[The request]
Within the material below, find each line bearing the word "that" and present it.

[Dataset records]
----------------------------------------

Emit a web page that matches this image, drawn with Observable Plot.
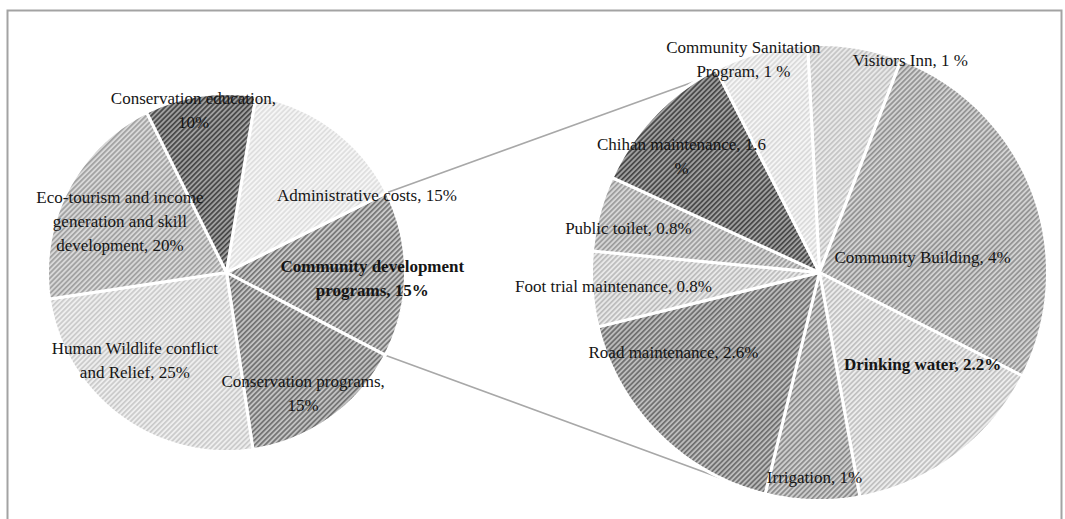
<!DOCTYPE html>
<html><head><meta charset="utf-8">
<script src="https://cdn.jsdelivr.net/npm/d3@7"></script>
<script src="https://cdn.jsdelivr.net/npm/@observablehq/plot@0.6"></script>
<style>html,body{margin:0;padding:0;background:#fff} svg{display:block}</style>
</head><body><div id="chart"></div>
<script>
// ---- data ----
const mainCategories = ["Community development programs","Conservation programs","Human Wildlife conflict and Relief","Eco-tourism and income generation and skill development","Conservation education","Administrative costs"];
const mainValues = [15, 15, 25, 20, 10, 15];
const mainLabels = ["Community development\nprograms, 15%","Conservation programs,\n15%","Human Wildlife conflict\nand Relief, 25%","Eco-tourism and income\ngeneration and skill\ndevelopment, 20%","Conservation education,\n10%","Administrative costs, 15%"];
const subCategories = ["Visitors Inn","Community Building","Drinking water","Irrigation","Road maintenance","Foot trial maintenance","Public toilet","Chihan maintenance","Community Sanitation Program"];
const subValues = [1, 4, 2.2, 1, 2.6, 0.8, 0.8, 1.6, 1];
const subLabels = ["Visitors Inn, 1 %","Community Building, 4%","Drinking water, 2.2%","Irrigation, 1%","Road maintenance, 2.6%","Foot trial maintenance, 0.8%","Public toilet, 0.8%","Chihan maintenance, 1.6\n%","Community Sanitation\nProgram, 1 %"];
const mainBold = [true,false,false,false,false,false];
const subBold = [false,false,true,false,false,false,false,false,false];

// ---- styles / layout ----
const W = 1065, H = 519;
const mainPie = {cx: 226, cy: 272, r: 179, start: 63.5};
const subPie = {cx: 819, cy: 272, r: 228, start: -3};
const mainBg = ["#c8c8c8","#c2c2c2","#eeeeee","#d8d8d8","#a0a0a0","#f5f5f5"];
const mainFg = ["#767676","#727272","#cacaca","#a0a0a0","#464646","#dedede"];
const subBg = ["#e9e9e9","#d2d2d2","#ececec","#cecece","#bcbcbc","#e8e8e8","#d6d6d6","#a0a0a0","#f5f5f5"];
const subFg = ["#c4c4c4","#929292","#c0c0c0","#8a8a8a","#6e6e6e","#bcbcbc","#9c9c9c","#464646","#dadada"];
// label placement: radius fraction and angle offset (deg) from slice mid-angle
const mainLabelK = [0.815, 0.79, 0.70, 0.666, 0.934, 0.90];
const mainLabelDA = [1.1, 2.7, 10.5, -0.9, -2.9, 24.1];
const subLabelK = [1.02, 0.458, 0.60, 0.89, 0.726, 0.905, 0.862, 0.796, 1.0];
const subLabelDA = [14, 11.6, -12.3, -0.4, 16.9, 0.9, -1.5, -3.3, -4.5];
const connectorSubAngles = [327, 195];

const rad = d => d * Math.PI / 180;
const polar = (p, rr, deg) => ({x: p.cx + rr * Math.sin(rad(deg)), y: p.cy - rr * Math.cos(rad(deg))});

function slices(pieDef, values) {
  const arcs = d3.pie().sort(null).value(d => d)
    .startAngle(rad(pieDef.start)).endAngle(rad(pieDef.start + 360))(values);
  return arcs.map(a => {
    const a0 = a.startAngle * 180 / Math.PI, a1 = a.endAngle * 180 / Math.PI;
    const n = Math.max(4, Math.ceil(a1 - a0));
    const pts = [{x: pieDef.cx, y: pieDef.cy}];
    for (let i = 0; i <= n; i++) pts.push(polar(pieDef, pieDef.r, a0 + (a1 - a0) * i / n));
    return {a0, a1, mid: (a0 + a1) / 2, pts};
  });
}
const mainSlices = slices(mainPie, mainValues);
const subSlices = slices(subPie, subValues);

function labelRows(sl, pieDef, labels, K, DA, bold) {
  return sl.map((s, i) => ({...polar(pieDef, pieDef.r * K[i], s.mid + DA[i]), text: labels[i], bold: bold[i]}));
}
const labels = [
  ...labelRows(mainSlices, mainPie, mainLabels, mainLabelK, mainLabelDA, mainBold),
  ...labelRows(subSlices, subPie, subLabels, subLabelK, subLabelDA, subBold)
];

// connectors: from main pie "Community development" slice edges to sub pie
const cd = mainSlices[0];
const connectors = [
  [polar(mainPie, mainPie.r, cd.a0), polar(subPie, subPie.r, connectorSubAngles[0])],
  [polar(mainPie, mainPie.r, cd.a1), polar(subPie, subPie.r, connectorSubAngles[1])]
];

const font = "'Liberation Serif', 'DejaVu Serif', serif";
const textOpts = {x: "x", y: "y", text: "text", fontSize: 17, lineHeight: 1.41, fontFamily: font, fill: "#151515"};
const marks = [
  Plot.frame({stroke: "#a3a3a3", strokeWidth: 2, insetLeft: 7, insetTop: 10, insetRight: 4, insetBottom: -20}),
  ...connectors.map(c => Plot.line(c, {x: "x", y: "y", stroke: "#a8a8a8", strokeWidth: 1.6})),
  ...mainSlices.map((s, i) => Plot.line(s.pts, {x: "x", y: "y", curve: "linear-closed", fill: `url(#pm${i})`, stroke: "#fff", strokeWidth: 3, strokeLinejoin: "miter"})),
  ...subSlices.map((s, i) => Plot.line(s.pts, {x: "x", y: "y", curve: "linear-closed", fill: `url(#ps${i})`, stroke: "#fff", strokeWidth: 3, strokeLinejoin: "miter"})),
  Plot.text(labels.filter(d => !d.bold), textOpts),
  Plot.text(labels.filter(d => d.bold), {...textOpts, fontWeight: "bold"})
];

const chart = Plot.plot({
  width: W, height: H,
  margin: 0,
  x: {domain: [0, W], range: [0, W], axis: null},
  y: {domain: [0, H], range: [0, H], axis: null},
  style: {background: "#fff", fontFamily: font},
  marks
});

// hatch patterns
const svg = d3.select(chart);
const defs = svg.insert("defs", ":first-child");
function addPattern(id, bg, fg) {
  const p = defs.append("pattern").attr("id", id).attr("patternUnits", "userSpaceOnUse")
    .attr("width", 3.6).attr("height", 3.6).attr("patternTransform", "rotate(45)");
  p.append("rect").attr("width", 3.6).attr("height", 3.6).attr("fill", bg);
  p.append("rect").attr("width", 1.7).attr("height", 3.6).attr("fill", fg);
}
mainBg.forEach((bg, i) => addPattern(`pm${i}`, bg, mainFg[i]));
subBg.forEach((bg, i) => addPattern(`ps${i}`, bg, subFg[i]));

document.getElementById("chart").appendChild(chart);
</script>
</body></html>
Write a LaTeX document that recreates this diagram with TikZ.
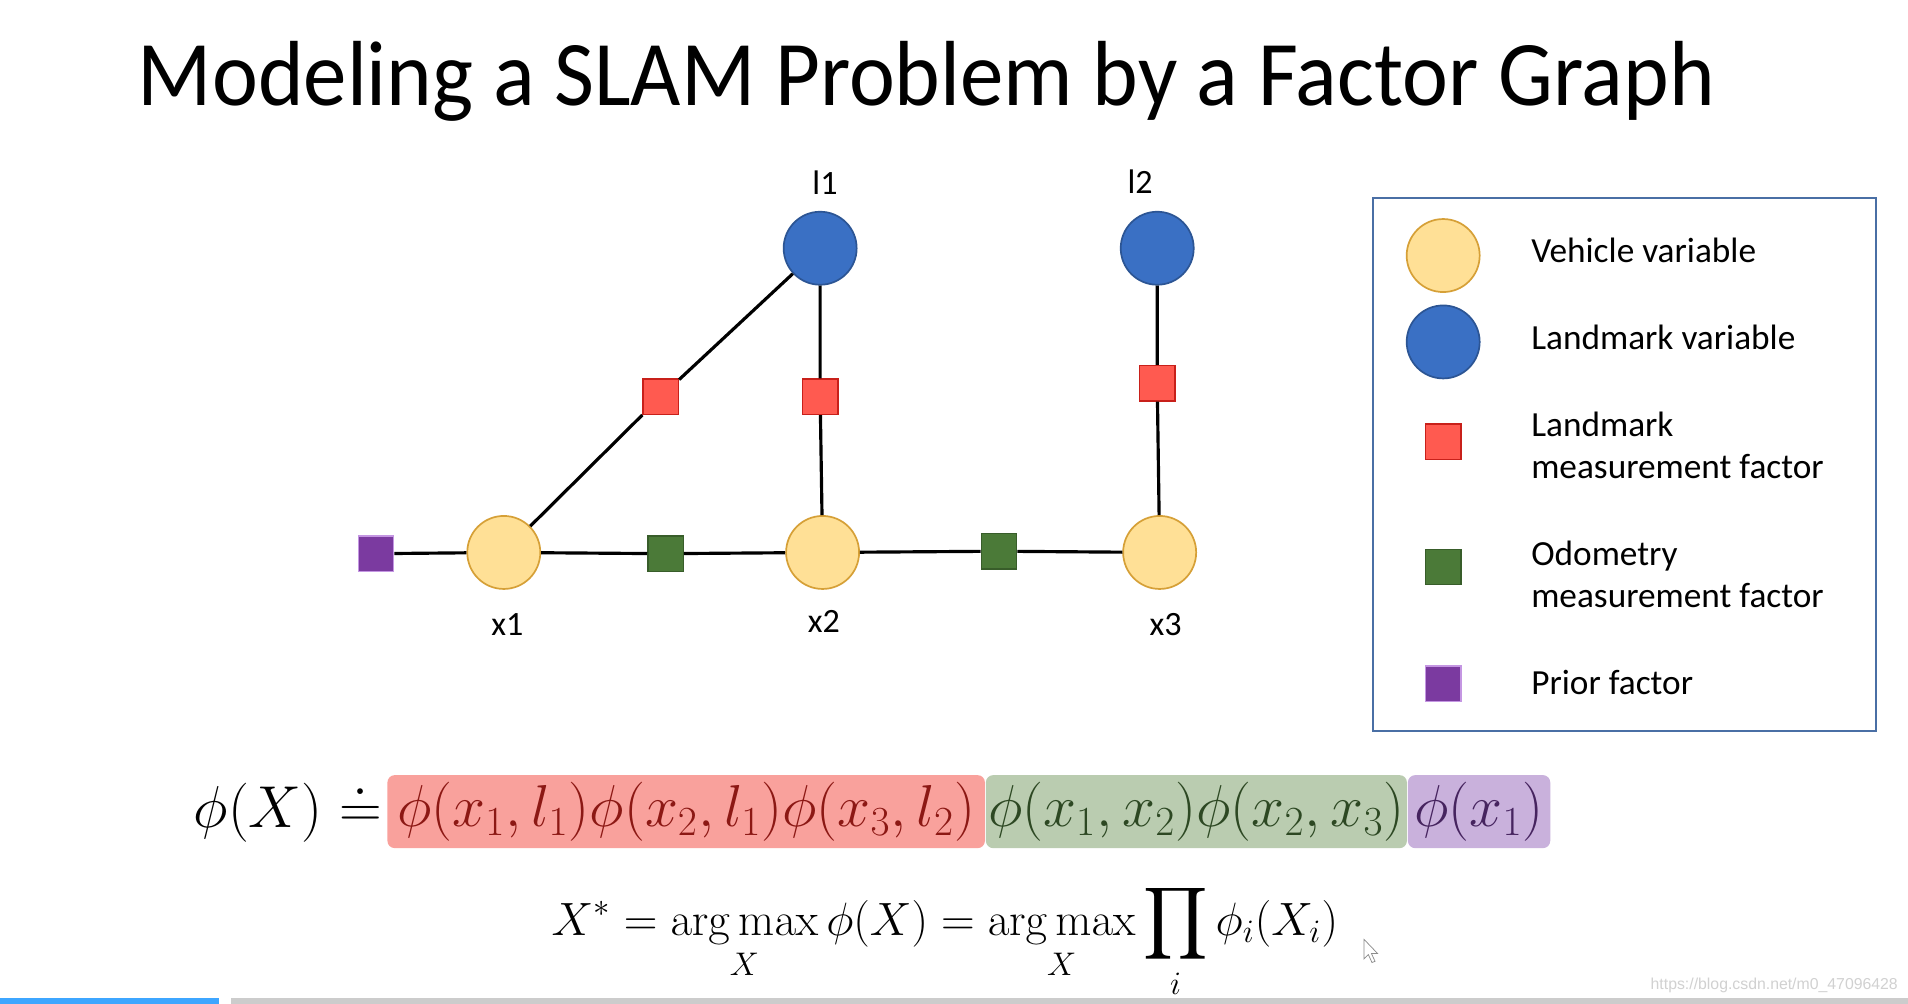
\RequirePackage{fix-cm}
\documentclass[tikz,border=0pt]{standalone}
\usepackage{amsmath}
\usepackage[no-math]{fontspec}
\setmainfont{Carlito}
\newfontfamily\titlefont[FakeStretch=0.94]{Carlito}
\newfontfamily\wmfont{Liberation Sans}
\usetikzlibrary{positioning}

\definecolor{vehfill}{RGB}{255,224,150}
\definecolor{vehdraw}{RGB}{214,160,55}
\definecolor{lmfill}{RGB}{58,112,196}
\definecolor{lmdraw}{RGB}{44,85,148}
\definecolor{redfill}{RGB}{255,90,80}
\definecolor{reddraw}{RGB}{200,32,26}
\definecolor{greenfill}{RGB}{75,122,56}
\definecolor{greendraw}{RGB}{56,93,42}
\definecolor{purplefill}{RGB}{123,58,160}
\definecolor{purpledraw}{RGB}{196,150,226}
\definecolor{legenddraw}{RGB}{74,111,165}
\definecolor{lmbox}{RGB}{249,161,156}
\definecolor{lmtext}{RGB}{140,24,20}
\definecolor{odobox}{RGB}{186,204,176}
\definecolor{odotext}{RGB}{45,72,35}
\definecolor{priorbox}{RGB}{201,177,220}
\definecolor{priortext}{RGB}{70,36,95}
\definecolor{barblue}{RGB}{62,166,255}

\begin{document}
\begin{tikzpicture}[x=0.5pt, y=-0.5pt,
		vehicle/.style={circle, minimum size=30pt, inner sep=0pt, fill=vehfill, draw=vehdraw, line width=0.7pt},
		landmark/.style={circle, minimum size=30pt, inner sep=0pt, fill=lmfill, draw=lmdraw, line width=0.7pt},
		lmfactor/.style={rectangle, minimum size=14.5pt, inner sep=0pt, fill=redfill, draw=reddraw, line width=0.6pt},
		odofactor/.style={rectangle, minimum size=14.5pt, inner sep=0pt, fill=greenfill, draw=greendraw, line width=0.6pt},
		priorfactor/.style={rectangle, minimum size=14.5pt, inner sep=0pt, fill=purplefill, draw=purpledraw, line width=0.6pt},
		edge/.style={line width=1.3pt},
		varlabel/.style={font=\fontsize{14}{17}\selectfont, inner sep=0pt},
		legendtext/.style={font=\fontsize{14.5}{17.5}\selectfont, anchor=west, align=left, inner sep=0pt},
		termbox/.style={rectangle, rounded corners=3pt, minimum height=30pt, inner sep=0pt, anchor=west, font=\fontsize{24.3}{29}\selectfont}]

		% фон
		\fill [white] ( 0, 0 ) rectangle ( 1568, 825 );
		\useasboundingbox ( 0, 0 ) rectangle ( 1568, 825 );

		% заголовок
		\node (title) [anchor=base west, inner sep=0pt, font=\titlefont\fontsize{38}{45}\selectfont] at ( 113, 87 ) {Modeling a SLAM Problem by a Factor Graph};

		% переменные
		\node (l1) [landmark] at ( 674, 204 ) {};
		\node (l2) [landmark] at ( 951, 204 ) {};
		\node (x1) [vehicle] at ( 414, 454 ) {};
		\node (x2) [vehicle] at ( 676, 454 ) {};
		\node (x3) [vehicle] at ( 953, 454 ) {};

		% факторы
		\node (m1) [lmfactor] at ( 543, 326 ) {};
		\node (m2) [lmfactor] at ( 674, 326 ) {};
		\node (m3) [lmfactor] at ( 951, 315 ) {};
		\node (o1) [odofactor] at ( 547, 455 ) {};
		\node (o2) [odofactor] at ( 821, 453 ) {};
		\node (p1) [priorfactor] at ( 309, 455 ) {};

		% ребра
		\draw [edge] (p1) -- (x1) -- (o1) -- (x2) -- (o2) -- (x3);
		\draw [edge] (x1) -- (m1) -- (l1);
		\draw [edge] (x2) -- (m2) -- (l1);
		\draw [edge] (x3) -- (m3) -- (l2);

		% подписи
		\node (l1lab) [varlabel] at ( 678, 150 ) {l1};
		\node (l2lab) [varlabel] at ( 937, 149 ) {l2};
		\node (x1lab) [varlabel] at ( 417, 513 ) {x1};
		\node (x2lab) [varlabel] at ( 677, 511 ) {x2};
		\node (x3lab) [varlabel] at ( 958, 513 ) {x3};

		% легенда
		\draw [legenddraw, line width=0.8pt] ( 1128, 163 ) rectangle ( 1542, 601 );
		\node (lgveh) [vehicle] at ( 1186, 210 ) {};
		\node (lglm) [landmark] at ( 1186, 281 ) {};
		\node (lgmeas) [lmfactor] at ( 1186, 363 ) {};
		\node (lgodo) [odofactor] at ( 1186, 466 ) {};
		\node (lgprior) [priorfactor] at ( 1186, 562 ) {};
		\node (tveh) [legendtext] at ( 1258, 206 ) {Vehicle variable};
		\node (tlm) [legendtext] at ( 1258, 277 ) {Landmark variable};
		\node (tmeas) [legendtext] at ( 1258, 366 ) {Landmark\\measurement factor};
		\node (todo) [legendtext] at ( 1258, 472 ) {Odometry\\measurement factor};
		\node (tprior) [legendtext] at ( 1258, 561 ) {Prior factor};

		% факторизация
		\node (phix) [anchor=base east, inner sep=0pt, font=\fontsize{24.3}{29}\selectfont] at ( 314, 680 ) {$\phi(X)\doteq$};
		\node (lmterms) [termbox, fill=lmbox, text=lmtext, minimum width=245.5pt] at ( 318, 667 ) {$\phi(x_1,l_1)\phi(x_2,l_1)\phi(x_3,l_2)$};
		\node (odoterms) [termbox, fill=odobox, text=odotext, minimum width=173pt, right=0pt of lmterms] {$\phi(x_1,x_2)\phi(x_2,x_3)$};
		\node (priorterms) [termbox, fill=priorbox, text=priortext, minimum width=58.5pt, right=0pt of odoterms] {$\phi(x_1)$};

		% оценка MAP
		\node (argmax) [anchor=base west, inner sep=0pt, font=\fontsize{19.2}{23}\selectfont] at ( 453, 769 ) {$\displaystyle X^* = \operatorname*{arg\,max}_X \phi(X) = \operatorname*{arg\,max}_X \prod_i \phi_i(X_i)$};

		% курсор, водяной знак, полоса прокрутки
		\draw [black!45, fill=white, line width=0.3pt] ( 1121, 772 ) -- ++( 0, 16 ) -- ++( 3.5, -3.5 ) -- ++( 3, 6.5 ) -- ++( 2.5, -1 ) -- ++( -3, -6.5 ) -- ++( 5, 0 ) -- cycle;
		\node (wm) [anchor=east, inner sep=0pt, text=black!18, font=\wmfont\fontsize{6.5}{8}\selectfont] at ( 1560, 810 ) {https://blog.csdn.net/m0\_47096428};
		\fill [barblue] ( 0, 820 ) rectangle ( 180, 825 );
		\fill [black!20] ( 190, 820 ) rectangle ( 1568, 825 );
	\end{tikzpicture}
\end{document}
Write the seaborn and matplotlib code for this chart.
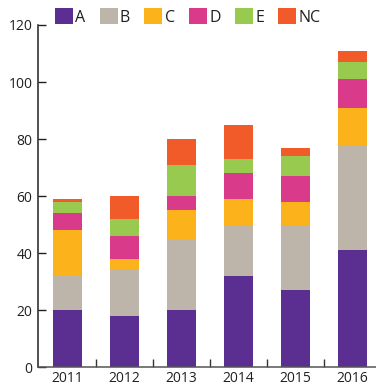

----------------------------------------

[Task answer]
Emit a web page that matches this image, drawn with Observable Plot.
Write a LaTeX document that recreates this diagram with TikZ.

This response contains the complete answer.